Objective
This project will develop a machine learning solution for building efficacious and robust genetics risk score (GSR) models that can achieve accurate prediction performances across multi-ethnic groups. If successful, this project will provide necessary modeling and computational means for T1D researchers to build better GRS models for population-level use.
Background Rationale
As genotyping technologies advance over the years, we have seen a remarkable increase of data quality obtained with lower cost. These relatively inexpensive, non-invasive genotyping technologies provide scalable means for future population screening efforts in general healthcare settings, and our knowledge of T1D genetic risk also continues to increase.
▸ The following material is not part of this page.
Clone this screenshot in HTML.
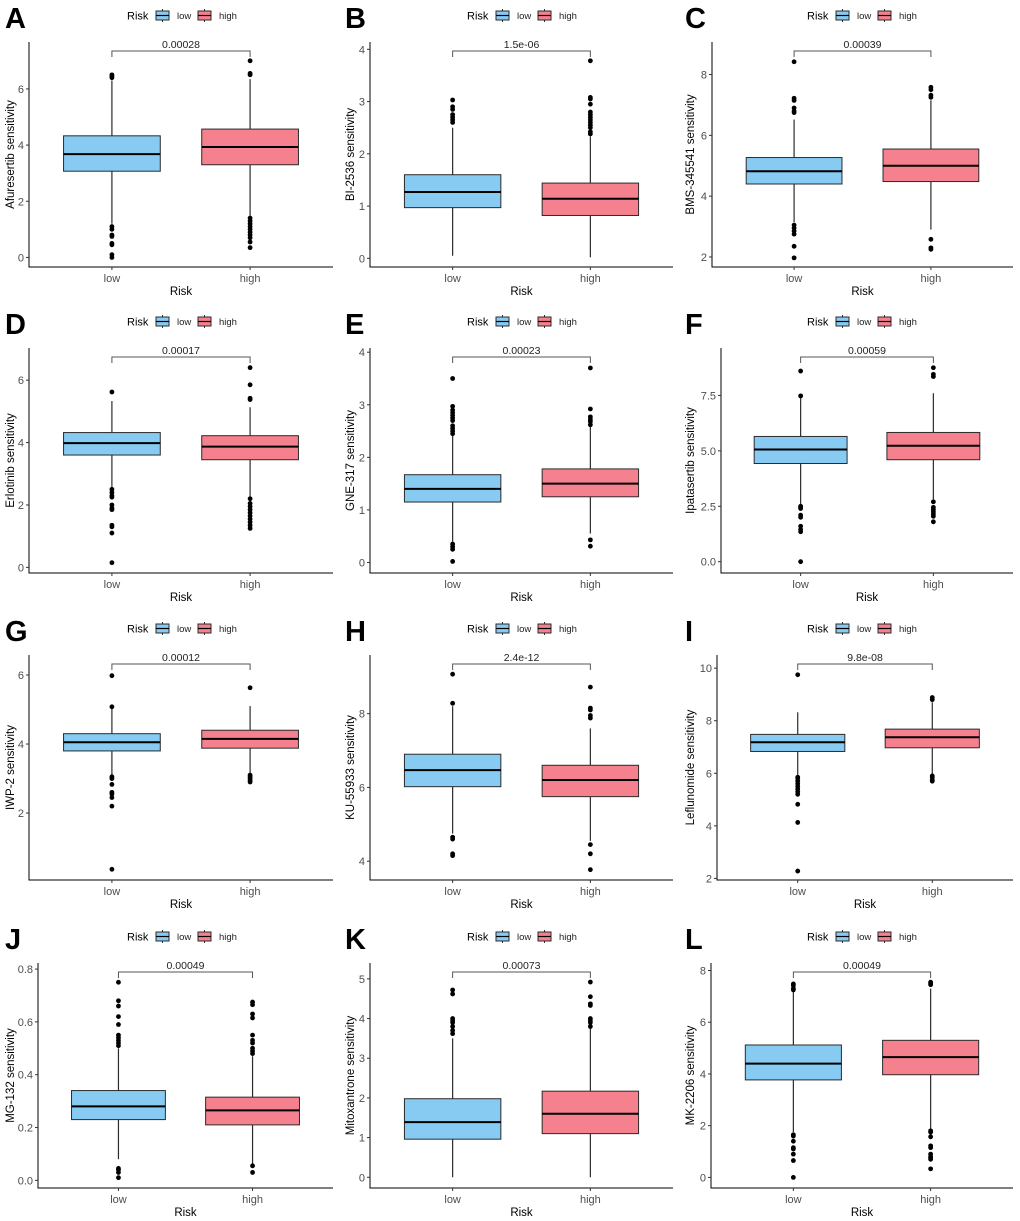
<!DOCTYPE html>
<html><head><meta charset="utf-8">
<style>
html,body{margin:0;padding:0;background:#fff;}
svg{display:block;font-family:"Liberation Sans",Arial,sans-serif;}
</style></head>
<body>
<svg id="fig" width="1020" height="1221" viewBox="0 0 1020 1221" xmlns="http://www.w3.org/2000/svg"></svg>
<script>
// ---- data ----
const panelLetters = ["A","B","C","D","E","F","G","H","I","J","K","L"];
const drugNames = ["Afuresertib","BI-2536","BMS-345541","Erlotinib","GNE-317","Ipatasertib","IWP-2","KU-55933","Leflunomide","MG-132","Mitoxantrone","MK-2206"];
const pValues = ["0.00028","1.5e-06","0.00039","0.00017","0.00023","0.00059","0.00012","2.4e-12","9.8e-08","0.00049","0.00073","0.00049"];
const yDomains = [[-0.34,7.67],[-0.166,4.14],[1.67,9.07],[-0.18,7.03],[-0.2,4.08],[-0.51,9.64],[0.06,6.58],[3.49,9.59],[1.94,10.5],[-0.029,0.823],[-0.27,5.4],[-0.41,8.29]];
const yTicks = [[0,2,4,6],[0,1,2,3,4],[2,4,6,8],[0,2,4,6],[0,1,2,3,4],[0,2.5,5,7.5],[2,4,6],[4,6,8],[2,4,6,8,10],[0,0.2,0.4,0.6,0.8],[0,1,2,3,4,5],[0,2,4,6,8]];
const tickDecimals = [0,0,0,0,0,1,0,0,0,1,0,0];
// box stats: [whiskerLow, q1, median, q3, whiskerHigh]
const lowStats = [[1.2,3.07,3.68,4.33,6.3],[0.05,0.97,1.27,1.6,2.5],[3.15,4.4,4.82,5.27,6.52],[2.55,3.6,3.98,4.32,5.33],[0.4,1.15,1.4,1.67,2.42],[2.55,4.43,5.06,5.65,7.4],[3.1,3.8,4.05,4.3,5.05],[4.75,6.02,6.47,6.9,8.2],[5.9,6.83,7.18,7.48,8.32],[0.08,0.23,0.28,0.34,0.5],[0.0,0.96,1.39,1.98,3.5],[1.75,3.77,4.4,5.12,7.3]];
const highStats = [[1.45,3.3,3.93,4.57,6.35],[0.02,0.82,1.14,1.44,2.33],[2.9,4.48,5.0,5.55,7.15],[2.2,3.45,3.87,4.22,5.13],[0.55,1.25,1.5,1.78,2.6],[2.75,4.6,5.23,5.83,7.6],[3.15,3.88,4.15,4.4,5.1],[4.55,5.75,6.2,6.6,7.6],[5.95,6.97,7.37,7.68,8.7],[0.06,0.21,0.265,0.315,0.47],[0.0,1.1,1.6,2.17,3.75],[1.85,3.97,4.65,5.3,7.3]];
const lowOutliers = [
 [6.5,6.45,6.4,1.1,1.0,0.8,0.75,0.5,0.45,0.1,0.0],
 [2.6,2.65,2.7,2.75,2.85,2.9,3.03],
 [8.42,7.22,7.15,6.9,6.8,6.75,3.05,2.95,2.85,2.75,2.35,1.97],
 [5.62,2.5,2.4,2.3,2.25,2.0,1.9,1.85,1.35,1.3,1.1,0.15],
 [2.45,2.5,2.55,2.6,2.7,2.75,2.8,2.85,2.9,2.97,3.5,0.35,0.3,0.25,0.02],
 [8.6,7.48,2.5,2.45,2.4,2.1,2.0,1.6,1.45,1.35,0.0],
 [5.98,5.08,3.05,3.0,2.83,2.6,2.55,2.45,2.2,0.37],
 [9.07,8.28,4.65,4.6,4.2,4.15],
 [9.75,5.85,5.8,5.7,5.6,5.5,5.4,5.3,5.2,4.82,4.13,2.28],
 [0.75,0.68,0.66,0.62,0.59,0.55,0.54,0.53,0.52,0.51,0.045,0.04,0.03,0.01],
 [4.72,4.62,4.0,3.95,3.9,3.8,3.7,3.62],
 [7.48,7.42,7.3,7.25,1.65,1.6,1.4,1.15,1.1,0.9,0.65,0.0]];
const highOutliers = [
 [7.0,6.55,6.5,1.4,1.3,1.2,1.1,1.0,0.9,0.8,0.7,0.55,0.35],
 [2.38,2.42,2.5,2.55,2.6,2.65,2.7,2.75,2.8,2.95,3.05,3.08,3.78],
 [7.58,7.5,7.32,7.25,2.58,2.3,2.25],
 [6.4,5.85,5.42,5.38,2.2,2.05,1.95,1.85,1.75,1.65,1.55,1.45,1.35,1.25],
 [2.62,2.68,2.72,2.77,2.92,3.7,0.43,0.31],
 [8.75,8.45,8.35,2.7,2.45,2.35,2.25,2.15,2.05,1.8],
 [5.63,3.1,3.05,3.0,2.95,2.9],
 [8.72,8.15,8.1,7.95,7.88,4.45,4.2,3.77],
 [8.88,8.8,5.9,5.85,5.75,5.7],
 [0.675,0.665,0.63,0.615,0.55,0.53,0.52,0.5,0.49,0.48,0.055,0.03],
 [4.92,4.55,4.37,4.33,4.0,3.95,3.9,3.8],
 [7.55,7.5,7.45,1.8,1.75,1.57,1.22,1.15,0.9,0.8,0.75,0.7,0.33]];
const groups = ["low","high"];

// ---- layout ----
const colX = [0,340,680];
const rowY = [0,306,613,921];
const axisLeft = [29,30,32,29,30,41,29,30,37,38,30,31];
const BLUE = "#87CAF2", RED = "#F5808E", EDGE = "#2b2b2b";
const NS = "http://www.w3.org/2000/svg";
const svg = document.getElementById("fig");
function mk(tag, attrs, parent){
  const e = document.createElementNS(NS, tag);
  for (const k in attrs) e.setAttribute(k, attrs[k]);
  (parent||svg).appendChild(e);
  return e;
}

for (let i=0;i<12;i++){
  const ox = colX[i%3], oy = rowY[Math.floor(i/3)];
  const g = mk("g", {});
  
  
  const L = ox + axisLeft[i], R = ox + 333, T = oy + 42, B = oy + 267;
  const [d0,d1] = yDomains[i];
  const y = v => B - (v - d0) / (d1 - d0) * (B - T);
  const xPos = k => L + (R - L) * (0.6 + k) / 2.2;
  const halfW = (R - L) * 0.35 / 2.2;

  // letter
  const let_ = mk("text", {x: ox+5, y: oy+28, "font-size": 29, "font-weight": "bold", fill: "#000"}, g);
  let_.textContent = panelLetters[i];
  
  

  // legend
  const lg = mk("g", {}, g);
  
  
  const lt = mk("text", {x: ox+127, y: oy+19.5, "font-size": 11, fill: "#000"}, lg);
  lt.textContent = "Risk";
  const keys = [[ox+156, BLUE, "low", ox+177],[ox+198, RED, "high", ox+219]];
  keys.forEach((k, ki) => {
    const kg = mk("g", {}, lg);
    
    
    mk("line", {x1: k[0]+6.5, x2: k[0]+6.5, y1: oy+9, y2: oy+22, stroke: EDGE, "stroke-width": 1}, kg);
    mk("rect", {x: k[0], y: oy+11, width: 13, height: 9, fill: k[1], stroke: EDGE, "stroke-width": 1}, kg);
    mk("line", {x1: k[0], x2: k[0]+13, y1: oy+15.5, y2: oy+15.5, stroke: "#000", "stroke-width": 1.2}, kg);
    const tx = mk("text", {x: k[3], y: oy+19, "font-size": 9.5, fill: "#222"}, kg);
    tx.textContent = k[2];
  });

  // axes
  const ax = mk("path", {d: `M${L},${T} V${B} H${R}`, fill: "none", stroke: "#000", "stroke-width": 1}, g);
  
  

  yTicks[i].forEach(t => {
    const yy = y(t);
    mk("line", {x1: L-3, x2: L, y1: yy, y2: yy, stroke: "#333", "stroke-width": 1}, g);
    const tl = mk("text", {x: L-5, y: yy+4, "font-size": 11, "text-anchor": "end", fill: "#4d4d4d"}, g);
    tl.textContent = t.toFixed(tickDecimals[i]);
    
    
  });
  groups.forEach((gr, k) => {
    const xx = xPos(k);
    mk("line", {x1: xx, x2: xx, y1: B, y2: B+3, stroke: "#333", "stroke-width": 1}, g);
    const xl = mk("text", {x: xx, y: B+15, "font-size": 11, "text-anchor": "middle", fill: "#4d4d4d"}, g);
    xl.textContent = gr;
    
    
  });
  const xt = mk("text", {x: (L+R)/2, y: B+28, "font-size": 11.5, "text-anchor": "middle", fill: "#000"}, g);
  xt.textContent = "Risk";
  
  
  const yt = mk("text", {x: 0, y: 0, "font-size": 11.5, "text-anchor": "middle", fill: "#000", transform: `translate(${ox+14},${(T+B)/2}) rotate(-90)`}, g);
  yt.textContent = drugNames[i] + " sensitivity";
  
  

  // boxes
  [[lowStats[i], lowOutliers[i], BLUE],[highStats[i], highOutliers[i], RED]].forEach((s, k) => {
    const [wl,q1,md,q3,wh] = s[0];
    const xx = xPos(k);
    const bg = mk("g", {}, g);
    
    
    mk("line", {x1: xx, x2: xx, y1: y(wh), y2: y(wl), stroke: EDGE, "stroke-width": 1.2}, bg);
    mk("rect", {x: xx-halfW, y: y(q3), width: 2*halfW, height: y(q1)-y(q3), fill: s[2], stroke: EDGE, "stroke-width": 1}, bg);
    mk("line", {x1: xx-halfW, x2: xx+halfW, y1: y(md), y2: y(md), stroke: "#000", "stroke-width": 2}, bg);
    s[1].forEach(v => {
      const c = mk("circle", {cx: xx, cy: y(v), r: 2.4, fill: "#000"}, bg);
      
      
    });
  });

  // significance bracket
  const x0 = xPos(0), x1 = xPos(1), by = T + 9;
  const br = mk("path", {d: `M${x0},${by+6} V${by} H${x1} V${by+6}`, fill: "none", stroke: "#555", "stroke-width": 1}, g);
  
  
  const pt = mk("text", {x: (x0+x1)/2, y: by-3, "font-size": 10.5, "text-anchor": "middle", fill: "#222"}, g);
  pt.textContent = pValues[i];
  
  
}
</script>
</body></html>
A number of Genetic Risk Score (GRS) models have been developed in the literature, demonstrating this promising aspect, but also pointing out one important area we need to address is that a scientific foundation is still lacking for building a GRS model that can robustly achieve accurate performance across ethnic groups. Evidence in the literature have shown that the current state-of-the-art GRS models have uneven performances on different ethnic groups.
Description of Project
As genotyping technologies advance over the years, we have seen a remarkable increase of data quality obtained with lower cost. These relatively inexpensive, non-invasive genotyping technologies provide scalable means for future population screening efforts in general healthcare settings. A number of Genetic Risk Score (GRS) models have been developed in the literature, demonstrating this promising aspect, but evidence in the literature have also shown that the current state-of-the-art GRS models have uneven performances on different ethnic groups. Our currently available samples are mostly from the population of European descent, although the prevalence of T1D is also high in other ethnic groups. Therefore, T1D researchers are caught in a dilemma: to build a GRS model based on the data of all groups, emphasizing the commonality of the groups but not their group-specific traits and risk factors, or to build customized GRS models considering ethnic contexts, but the small sample size problem would lead to inaccurate models with many false positives and replication crisis. In this project, we aim to provide a middle ground that bends these two approaches, by developing a machine learning solution that leverages on state-of-the-art research concepts and results on AI and machine learning, and highlights an interdisciplinary research collaboration that consists of experts in statistics, machine learning, AI, bioinformatics, genetics, and T1D research. If successful, this project will provide necessary modeling and computational means for T1D researchers to build accurate and equitable GRS models for population-level use.
Anticipated Outcome
The deliverables will be 1) a set of integrated algorithms and implementation codes for the T1D research community to analyze their datasets; 2) tutorials and workshop presentations to help T1D researchers adopt the methods; 3) discovery of complex interactions (i.e., by the rule-based method) involving environment features and genes that will help mechanistic hypothesis generation and facilitate the T1D research community to further enhance their GRS models by including these interaction terms.
Relevance to T1D
To date, both diabetes researchers and clinicians have a substandard criterion for classifying diabetes, especially in pediatric and young adult diabetes. Current criteria are not sensitive or specific enough to correctly classify type of diabetes at the time of onset, which leads to incorrect clinical management of disease. The current GRS scores are limited in specific race/ethnicity features and gene-gene synergy. It is known that the diabetes phenotype is influenced by genetics, age, sex, family history, environment and race/ethnicity. And, all of the factors influence progression. The short and long term benefits of this project will result in a robust GRS score that will allow for a more accurate clinical classification and better management of diabetes disease type across race/ethnicities that would result in lower risk of acute and chronic diabetic complications. Furthermore, incorporating gene-gene synergies in the GRS model can help researchers better identify environmental and lifestyle triggers.